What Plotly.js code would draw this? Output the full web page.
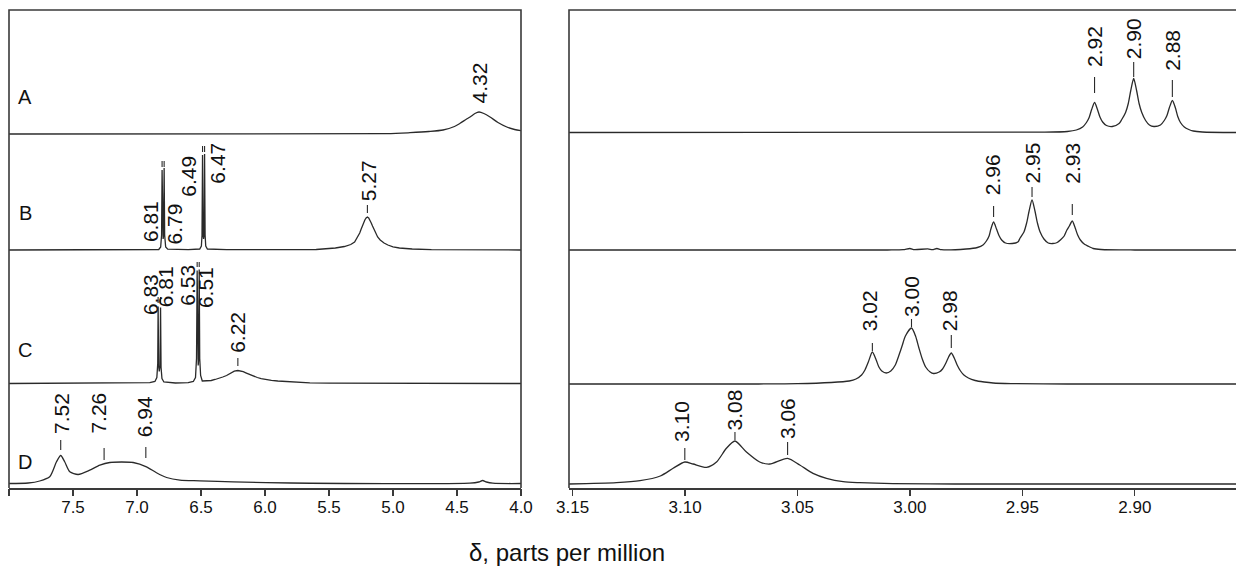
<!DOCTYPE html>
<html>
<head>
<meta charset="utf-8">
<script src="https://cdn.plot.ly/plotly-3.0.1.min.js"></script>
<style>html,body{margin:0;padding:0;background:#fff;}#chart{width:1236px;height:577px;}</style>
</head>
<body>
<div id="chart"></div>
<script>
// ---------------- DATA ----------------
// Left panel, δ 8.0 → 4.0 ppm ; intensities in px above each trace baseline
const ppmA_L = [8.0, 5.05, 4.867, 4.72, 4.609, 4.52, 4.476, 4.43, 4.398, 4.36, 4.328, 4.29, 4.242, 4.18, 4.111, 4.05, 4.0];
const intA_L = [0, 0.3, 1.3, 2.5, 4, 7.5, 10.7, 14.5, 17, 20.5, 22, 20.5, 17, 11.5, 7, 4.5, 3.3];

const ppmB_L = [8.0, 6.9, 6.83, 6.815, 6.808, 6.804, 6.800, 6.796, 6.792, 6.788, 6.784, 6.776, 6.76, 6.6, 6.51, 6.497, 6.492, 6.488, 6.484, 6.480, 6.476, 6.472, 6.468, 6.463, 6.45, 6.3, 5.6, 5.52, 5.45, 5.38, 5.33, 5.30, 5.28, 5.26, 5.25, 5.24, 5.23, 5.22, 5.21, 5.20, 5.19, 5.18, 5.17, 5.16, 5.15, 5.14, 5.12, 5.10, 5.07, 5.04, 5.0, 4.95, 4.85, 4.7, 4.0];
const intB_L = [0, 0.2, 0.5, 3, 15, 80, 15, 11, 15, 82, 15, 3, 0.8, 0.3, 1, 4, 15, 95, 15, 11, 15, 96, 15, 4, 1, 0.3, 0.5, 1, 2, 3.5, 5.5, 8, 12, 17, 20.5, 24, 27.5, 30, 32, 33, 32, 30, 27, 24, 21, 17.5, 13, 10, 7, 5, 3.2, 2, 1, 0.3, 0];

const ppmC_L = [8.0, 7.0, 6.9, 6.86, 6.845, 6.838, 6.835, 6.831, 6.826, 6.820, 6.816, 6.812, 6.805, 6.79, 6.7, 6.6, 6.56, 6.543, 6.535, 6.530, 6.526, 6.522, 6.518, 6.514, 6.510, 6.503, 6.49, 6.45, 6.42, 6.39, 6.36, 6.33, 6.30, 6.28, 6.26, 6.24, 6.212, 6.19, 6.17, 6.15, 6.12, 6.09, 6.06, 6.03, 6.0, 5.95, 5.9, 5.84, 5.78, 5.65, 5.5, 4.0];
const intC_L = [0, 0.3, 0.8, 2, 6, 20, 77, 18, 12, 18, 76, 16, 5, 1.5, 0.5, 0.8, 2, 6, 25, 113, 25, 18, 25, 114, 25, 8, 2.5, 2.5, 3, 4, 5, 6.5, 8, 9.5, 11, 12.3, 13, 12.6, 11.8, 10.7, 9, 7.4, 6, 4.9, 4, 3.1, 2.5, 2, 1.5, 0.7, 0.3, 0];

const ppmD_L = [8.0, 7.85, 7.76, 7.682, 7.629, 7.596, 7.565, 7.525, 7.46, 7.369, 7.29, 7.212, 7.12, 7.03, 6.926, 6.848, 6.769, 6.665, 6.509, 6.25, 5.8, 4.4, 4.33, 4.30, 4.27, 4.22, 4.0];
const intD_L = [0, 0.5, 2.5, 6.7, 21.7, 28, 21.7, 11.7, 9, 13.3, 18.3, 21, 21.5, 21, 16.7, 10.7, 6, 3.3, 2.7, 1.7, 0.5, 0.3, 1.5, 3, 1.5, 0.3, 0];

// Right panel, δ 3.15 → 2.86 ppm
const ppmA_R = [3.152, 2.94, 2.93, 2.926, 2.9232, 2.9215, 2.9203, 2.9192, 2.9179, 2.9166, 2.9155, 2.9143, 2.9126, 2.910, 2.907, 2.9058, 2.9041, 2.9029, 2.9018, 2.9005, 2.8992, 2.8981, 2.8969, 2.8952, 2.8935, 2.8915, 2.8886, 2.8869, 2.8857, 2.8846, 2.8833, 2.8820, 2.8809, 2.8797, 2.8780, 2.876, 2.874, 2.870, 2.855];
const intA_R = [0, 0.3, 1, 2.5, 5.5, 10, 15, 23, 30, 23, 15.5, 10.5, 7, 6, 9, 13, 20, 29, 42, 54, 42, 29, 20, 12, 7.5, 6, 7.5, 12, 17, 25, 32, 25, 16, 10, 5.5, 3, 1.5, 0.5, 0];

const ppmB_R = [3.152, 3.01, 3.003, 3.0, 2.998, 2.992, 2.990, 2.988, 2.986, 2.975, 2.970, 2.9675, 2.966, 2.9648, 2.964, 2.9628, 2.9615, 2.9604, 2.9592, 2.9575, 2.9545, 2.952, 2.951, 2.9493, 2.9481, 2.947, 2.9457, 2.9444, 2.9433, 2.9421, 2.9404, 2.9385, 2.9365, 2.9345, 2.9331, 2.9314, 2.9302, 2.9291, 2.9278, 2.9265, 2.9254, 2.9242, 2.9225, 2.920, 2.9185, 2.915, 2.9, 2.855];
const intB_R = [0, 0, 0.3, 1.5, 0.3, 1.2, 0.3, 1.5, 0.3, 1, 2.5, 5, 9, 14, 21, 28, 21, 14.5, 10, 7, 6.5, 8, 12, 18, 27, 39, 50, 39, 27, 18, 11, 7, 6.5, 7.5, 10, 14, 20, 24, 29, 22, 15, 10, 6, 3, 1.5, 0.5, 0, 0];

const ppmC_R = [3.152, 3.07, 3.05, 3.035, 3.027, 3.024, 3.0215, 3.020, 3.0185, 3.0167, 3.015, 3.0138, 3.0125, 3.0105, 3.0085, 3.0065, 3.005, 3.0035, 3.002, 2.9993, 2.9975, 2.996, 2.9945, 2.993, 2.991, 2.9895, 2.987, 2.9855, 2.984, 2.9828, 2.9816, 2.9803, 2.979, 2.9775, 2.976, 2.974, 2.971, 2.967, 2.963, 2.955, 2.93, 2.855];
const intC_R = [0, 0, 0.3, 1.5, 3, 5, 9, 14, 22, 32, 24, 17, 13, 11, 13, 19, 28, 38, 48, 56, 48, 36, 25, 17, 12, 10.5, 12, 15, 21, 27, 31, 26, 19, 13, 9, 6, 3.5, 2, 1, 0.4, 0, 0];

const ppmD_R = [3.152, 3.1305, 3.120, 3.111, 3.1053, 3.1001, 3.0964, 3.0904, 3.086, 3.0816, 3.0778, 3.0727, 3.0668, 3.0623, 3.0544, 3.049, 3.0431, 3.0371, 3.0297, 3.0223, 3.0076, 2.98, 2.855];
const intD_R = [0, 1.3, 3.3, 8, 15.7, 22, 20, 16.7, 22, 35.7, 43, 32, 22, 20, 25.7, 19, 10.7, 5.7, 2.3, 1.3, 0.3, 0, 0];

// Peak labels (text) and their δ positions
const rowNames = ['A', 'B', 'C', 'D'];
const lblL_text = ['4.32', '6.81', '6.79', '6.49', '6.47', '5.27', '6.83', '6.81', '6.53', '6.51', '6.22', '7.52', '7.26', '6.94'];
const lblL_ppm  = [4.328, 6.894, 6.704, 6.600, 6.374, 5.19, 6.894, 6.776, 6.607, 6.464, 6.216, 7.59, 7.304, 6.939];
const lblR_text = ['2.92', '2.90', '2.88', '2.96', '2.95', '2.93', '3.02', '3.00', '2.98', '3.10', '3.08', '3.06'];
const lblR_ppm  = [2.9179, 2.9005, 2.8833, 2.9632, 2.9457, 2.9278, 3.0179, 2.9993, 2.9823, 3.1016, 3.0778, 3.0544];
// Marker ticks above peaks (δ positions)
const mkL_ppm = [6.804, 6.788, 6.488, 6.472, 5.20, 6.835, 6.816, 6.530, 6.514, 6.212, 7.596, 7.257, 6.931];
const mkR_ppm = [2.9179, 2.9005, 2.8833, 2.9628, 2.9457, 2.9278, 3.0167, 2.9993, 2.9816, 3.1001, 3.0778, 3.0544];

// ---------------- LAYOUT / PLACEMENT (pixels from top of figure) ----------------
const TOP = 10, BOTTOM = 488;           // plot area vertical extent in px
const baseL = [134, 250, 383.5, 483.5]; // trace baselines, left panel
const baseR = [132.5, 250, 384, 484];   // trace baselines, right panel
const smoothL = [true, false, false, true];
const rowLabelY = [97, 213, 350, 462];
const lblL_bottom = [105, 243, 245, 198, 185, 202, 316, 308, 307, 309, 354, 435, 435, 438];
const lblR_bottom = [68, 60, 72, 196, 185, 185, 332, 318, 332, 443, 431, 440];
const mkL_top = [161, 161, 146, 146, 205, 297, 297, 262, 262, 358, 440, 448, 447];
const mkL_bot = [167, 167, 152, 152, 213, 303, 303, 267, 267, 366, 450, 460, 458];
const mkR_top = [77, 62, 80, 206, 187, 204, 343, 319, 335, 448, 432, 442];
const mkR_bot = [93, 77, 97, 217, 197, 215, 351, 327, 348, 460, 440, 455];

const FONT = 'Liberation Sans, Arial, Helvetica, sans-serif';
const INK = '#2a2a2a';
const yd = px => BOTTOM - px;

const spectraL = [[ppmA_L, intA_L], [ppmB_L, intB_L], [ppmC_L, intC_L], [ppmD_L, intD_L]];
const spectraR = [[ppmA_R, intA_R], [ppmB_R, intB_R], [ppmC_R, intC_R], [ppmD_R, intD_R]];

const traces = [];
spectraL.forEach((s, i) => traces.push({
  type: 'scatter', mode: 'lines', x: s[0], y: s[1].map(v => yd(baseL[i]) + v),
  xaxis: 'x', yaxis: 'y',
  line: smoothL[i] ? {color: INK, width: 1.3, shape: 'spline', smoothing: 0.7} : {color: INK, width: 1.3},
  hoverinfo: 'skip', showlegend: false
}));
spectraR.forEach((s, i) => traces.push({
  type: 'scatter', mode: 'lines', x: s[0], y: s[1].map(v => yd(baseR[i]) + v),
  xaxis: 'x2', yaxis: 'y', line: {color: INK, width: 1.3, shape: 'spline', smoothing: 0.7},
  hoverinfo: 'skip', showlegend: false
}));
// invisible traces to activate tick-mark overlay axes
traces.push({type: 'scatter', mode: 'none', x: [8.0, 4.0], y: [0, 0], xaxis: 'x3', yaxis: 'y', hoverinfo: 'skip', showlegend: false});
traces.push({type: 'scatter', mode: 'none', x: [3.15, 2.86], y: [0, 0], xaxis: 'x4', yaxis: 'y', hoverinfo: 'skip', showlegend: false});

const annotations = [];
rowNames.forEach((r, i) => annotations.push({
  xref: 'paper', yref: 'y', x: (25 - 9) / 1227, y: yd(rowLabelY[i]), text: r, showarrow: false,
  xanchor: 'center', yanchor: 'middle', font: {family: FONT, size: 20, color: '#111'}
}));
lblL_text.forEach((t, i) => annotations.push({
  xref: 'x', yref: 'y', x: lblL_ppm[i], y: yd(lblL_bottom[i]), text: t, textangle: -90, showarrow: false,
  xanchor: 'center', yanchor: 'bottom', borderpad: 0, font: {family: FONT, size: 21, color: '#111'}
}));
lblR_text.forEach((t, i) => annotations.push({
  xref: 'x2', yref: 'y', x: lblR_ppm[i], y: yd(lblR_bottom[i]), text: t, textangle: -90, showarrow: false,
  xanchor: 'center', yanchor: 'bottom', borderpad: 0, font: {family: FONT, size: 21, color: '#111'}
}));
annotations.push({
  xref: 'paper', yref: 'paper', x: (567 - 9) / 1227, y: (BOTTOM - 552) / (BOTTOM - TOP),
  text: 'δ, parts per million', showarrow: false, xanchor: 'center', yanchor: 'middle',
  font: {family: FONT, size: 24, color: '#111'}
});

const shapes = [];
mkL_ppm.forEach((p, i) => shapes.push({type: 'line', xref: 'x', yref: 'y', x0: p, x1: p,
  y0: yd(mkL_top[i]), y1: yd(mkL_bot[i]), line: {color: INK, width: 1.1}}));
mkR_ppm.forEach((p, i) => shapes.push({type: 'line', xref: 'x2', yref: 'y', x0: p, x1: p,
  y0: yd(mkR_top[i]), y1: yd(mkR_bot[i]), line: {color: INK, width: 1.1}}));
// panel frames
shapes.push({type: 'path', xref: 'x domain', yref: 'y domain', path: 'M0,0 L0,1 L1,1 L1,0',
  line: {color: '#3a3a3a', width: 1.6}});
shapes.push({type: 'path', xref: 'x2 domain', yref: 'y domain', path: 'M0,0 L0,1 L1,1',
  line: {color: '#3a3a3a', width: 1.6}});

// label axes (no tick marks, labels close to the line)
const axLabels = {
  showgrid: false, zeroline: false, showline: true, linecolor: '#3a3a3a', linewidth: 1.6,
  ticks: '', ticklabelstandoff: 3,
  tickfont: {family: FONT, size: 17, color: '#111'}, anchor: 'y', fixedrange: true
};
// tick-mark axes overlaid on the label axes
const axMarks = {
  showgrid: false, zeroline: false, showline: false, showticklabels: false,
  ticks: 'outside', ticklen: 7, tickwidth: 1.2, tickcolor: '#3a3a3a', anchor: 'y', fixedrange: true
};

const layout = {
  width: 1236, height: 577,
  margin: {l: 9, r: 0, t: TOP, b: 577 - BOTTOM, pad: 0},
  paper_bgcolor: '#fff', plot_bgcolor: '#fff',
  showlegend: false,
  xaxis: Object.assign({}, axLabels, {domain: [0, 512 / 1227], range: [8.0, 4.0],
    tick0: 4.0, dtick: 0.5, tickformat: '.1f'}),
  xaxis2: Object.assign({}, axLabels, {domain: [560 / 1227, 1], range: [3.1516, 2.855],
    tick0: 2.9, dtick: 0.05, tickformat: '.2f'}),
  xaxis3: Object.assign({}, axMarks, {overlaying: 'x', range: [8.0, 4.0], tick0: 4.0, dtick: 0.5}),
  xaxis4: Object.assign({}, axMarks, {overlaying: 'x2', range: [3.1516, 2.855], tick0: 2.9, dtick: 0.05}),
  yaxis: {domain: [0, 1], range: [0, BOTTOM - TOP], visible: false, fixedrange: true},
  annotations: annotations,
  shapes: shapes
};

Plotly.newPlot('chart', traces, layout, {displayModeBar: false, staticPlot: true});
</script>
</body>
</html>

Work required: Leave out the pictures. Transcribe only the lines above, from the first through the one that contains "7, 4.5, 3.3];".

Right answer:
What Plotly.js code would draw this? Output the full web page.
<!DOCTYPE html>
<html>
<head>
<meta charset="utf-8">
<script src="https://cdn.plot.ly/plotly-3.0.1.min.js"></script>
<style>html,body{margin:0;padding:0;background:#fff;}#chart{width:1236px;height:577px;}</style>
</head>
<body>
<div id="chart"></div>
<script>
// ---------------- DATA ----------------
// Left panel, δ 8.0 → 4.0 ppm ; intensities in px above each trace baseline
const ppmA_L = [8.0, 5.05, 4.867, 4.72, 4.609, 4.52, 4.476, 4.43, 4.398, 4.36, 4.328, 4.29, 4.242, 4.18, 4.111, 4.05, 4.0];
const intA_L = [0, 0.3, 1.3, 2.5, 4, 7.5, 10.7, 14.5, 17, 20.5, 22, 20.5, 17, 11.5, 7, 4.5, 3.3];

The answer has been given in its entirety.